You’ve been told you should talk to your child about their adoption. That you should bring up the word, tell them their story and help them accept how they became a member of your family. You have even read articles about it, looked at children’s books to read with them and spoken with other adoptive parents. But, you are still hesitant to bring up the subject with your child stemming from thoughts of upsetting your child or making them feel different, coupled with the feeling they will reject you as their “real” parent.
When you decided to adopt, you considered your options, decided this was the route to parenting for you and were aware that there may be accommodations as the years progressed. You knew you were supposed to talk to your child and said you would. But you thought you would do it when they were older and could understand.
So, you waited. But now your child is a year old and starting to use words and you know the time is approaching. Guess what? The time was always right to start the talk.
The initial talking about adoption is actually for you, not your child. It is to get you accustomed to hearing and saying the word. Your infant child will not understand what you are saying but they will respond to the sound and tone of your voice. From the day your child is placed in your care, itis an excellent time to practice simple sentences like: “I am so happy I adopted you.”

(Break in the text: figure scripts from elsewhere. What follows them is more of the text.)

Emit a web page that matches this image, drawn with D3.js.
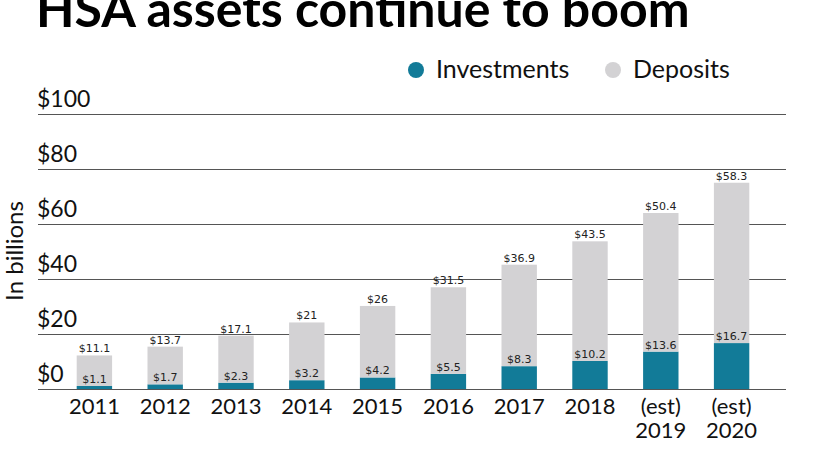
<!DOCTYPE html>
<html>
<head>
<meta charset="utf-8">
<script src="https://cdn.jsdelivr.net/npm/d3@7"></script>
<style>
    body { margin: 0; background: #fff; }
    svg { display: block; font-family: 'Lato', sans-serif; }
</style>
</head>
<body>
<div id="vis"></div>
<script>
const YEARS = ['2011', '2012', '2013', '2014', '2015', '2016', '2017', '2018', '2019', '2020']
const ESTIMATED = ['2019', '2020']
const INVESTMENTS = [1.1, 1.7, 2.3, 3.2, 4.2, 5.5, 8.3, 10.2, 13.6, 16.7]
const DEPOSITS = [11.1, 13.7, 17.1, 21, 26, 31.5, 36.9, 43.5, 50.4, 58.3]
const Y_TICKS = [0, 20, 40, 60, 80, 100]

const COLORS = {
    investments: '#127b98',
    deposits: '#d3d2d4'
}

function renderSvg() {
    return d3.select('#vis')
        .append('svg')
        .attr('width', 840)
        .attr('height', 450)
}

function renderChart(svg) {
    let data = YEARS.map((year, i) => ({
        year: year,
        investments: INVESTMENTS[i],
        deposits: DEPOSITS[i]
    }))

    let x = d3.scaleBand()
        .domain(YEARS)
        .range([59, 767])
        .paddingInner(0.5)
        .paddingOuter(0.25)

    let y = d3.scaleLinear()
        .domain([0, 100])
        .range([389, 114])

    // gridlines + labels sitting on top of them
    let grid = svg.append('g')
    grid.selectAll('line')
        .data(Y_TICKS)
        .enter().append('line')
        .attr('x1', 38)
        .attr('x2', 786)
        .attr('y1', d => y(d) + 0.5)
        .attr('y2', d => y(d) + 0.5)
        .attr('stroke', '#555')
        .attr('stroke-width', 1)

    grid.selectAll('text')
        .data(Y_TICKS)
        .enter().append('text')
        .attr('x', 37)
        .attr('y', d => y(d) - 7)
        .attr('font-size', 23)
        .attr('fill', '#111')
        .text(d => '$' + d)

    // stacked bars
    let stack = d3.stack().keys(['investments', 'deposits'])(data)

    svg.append('g')
        .selectAll('g')
        .data(stack)
        .enter().append('g')
        .attr('fill', d => COLORS[d.key])
        .selectAll('rect')
        .data(d => d)
        .enter().append('rect')
        .attr('x', d => x(d.data.year))
        .attr('width', x.bandwidth())
        .attr('y', d => y(d[1]))
        .attr('height', d => y(d[0]) - y(d[1]))

    // value labels
    let labels = svg.append('g')
        .attr('font-family', 'DejaVu Sans, sans-serif')
        .attr('font-size', 11)
        .attr('fill', '#222')
        .attr('text-anchor', 'middle')

    stack.forEach(layer => {
        labels.append('g')
            .selectAll('text')
            .data(layer)
            .enter().append('text')
            .attr('x', d => x(d.data.year) + x.bandwidth() / 2)
            .attr('y', d => y(d[1]) - 3)
            .text(d => '$' + d.data[layer.key])
    })

    // x labels
    let xLabels = svg.append('g')
        .attr('font-size', 22)
        .attr('fill', '#111')
        .attr('text-anchor', 'middle')
        .selectAll('text')
        .data(YEARS)
        .enter().append('text')
        .attr('x', d => x(d) + x.bandwidth() / 2)
        .attr('y', 414)

    xLabels.each(function (d) {
        let t = d3.select(this)
        if (ESTIMATED.includes(d)) {
            t.append('tspan').attr('x', x(d) + x.bandwidth() / 2).text('(est)')
            t.append('tspan').attr('x', x(d) + x.bandwidth() / 2).attr('dy', 24).text(d)
        } else {
            t.text(d)
        }
    })

    // y axis title
    svg.append('text')
        .attr('transform', 'translate(23, 251) rotate(-90)')
        .attr('text-anchor', 'middle')
        .attr('font-size', 24)
        .attr('fill', '#111')
        .text('In billions')

    // title
    svg.append('text')
        .attr('x', 36)
        .attr('y', 27)
        .attr('font-size', 50)
        .attr('font-weight', 'bold')
        .attr('fill', '#000')
        .text('HSA assets continue to boom')

    // legend
    let legendItems = [
        {label: 'Investments', color: COLORS.investments, x: 416},
        {label: 'Deposits', color: COLORS.deposits, x: 613}
    ]
    let legend = svg.append('g')
        .selectAll('g')
        .data(legendItems)
        .enter().append('g')
        .attr('transform', d => `translate(${d.x}, 70)`)

    legend.append('circle')
        .attr('r', 8)
        .attr('fill', d => d.color)

    legend.append('text')
        .attr('x', 20)
        .attr('y', 8)
        .attr('font-size', 25)
        .attr('fill', '#111')
        .text(d => d.label)

    // source, mostly cut off at the bottom
    svg.append('text')
        .attr('x', 36)
        .attr('y', 461)
        .attr('font-size', 15)
        .attr('fill', '#777')
        .text('Source: Devenir HSA Market Survey')
}

renderChart(renderSvg())
</script>
</body>
</html>
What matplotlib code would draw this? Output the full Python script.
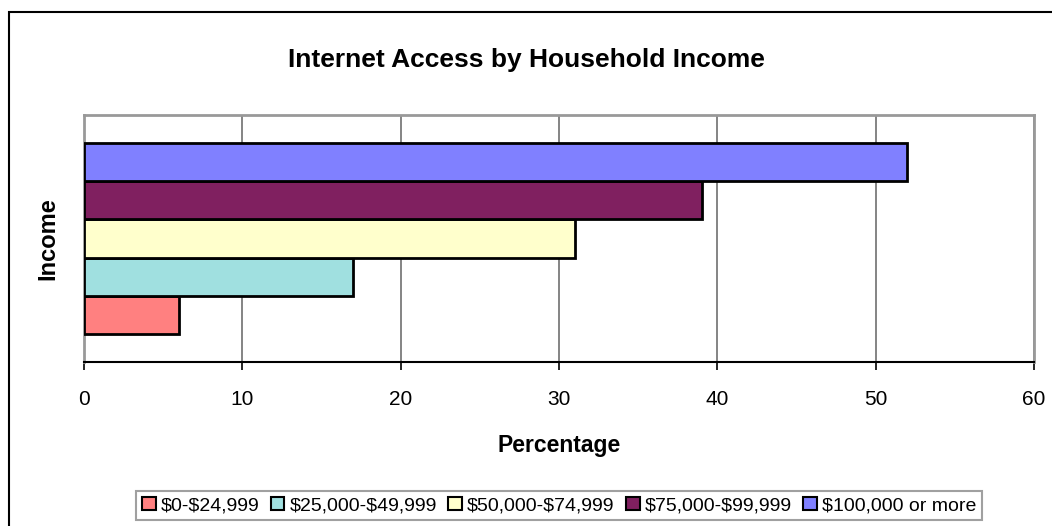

Feeling anxious? Let’s look at why. Does the mention or reference of adoption bring back sadness over fertility issues? Does it raise lingering anger over your route to parenting? Does it somehow negate your being the parent of your child? It is important to identify what is causing you to resist verbalizing the reality of how you became a family.
With a very young toddler, you should be talking about how you found one another. You can frame the story in your journey to become a parent. Start with where you were born, and the birth location of a spouse or partner (or your parents and siblings). Then add where your child was born. Use a photo album with a map of where everyone was born. Add how they came to live where they live now. This is the initial story of how your child came to live with you, mirrored against how others became part of the family.
An older toddler or pre-school aged child will become aware of how babies come into this world. For adopted kids, the initial part of the story is the same—babies come from ladies bellies. Then there is a fork in the road. Some babies go home with those ladies and they become the mommies. Some of those babies go home with other ladies, who become their mommies. Some babies go home with a dad or daddies. This may again raise anxiety of how your child will take the news, if they will tell other people, what they will say and what should you say to others.
What if you have not told your child until now? First, your anxiety level is probably through the roof. Secondly, children who are told when older, frequently think there are other “secrets” you have not shared with them or there is something about them that is “bad.” Your tone and body language will reflect your feelings of sharing and talking about adoption. By not addressing your uncertainties, anxieties and fears prior to talking to your child, they will sense this. So, it is critical to cope with your feelings first.
This does not mean you will have all the answers. Adoption is new to you. Just like the adoption process had a rhythm and language all its own, so does talking about adoption with your child and others. You will need to know when to share and with whom and when it is appropriate not to.
Take time to rehearse how to talk to your child and others. Recognize what you are feeling and your concerns. There are many articles, books, and local adoption professionals available to help you. Through on-line and in-person support groups, you will hear how others told their children and how they coped with their fears and anxieties and questions from their children.
When parents start talking early on, they are more comfortable with the words, and prepared for reactions of others. When told from an early age, most children don’t even remember being told about their adoption—they just always knew.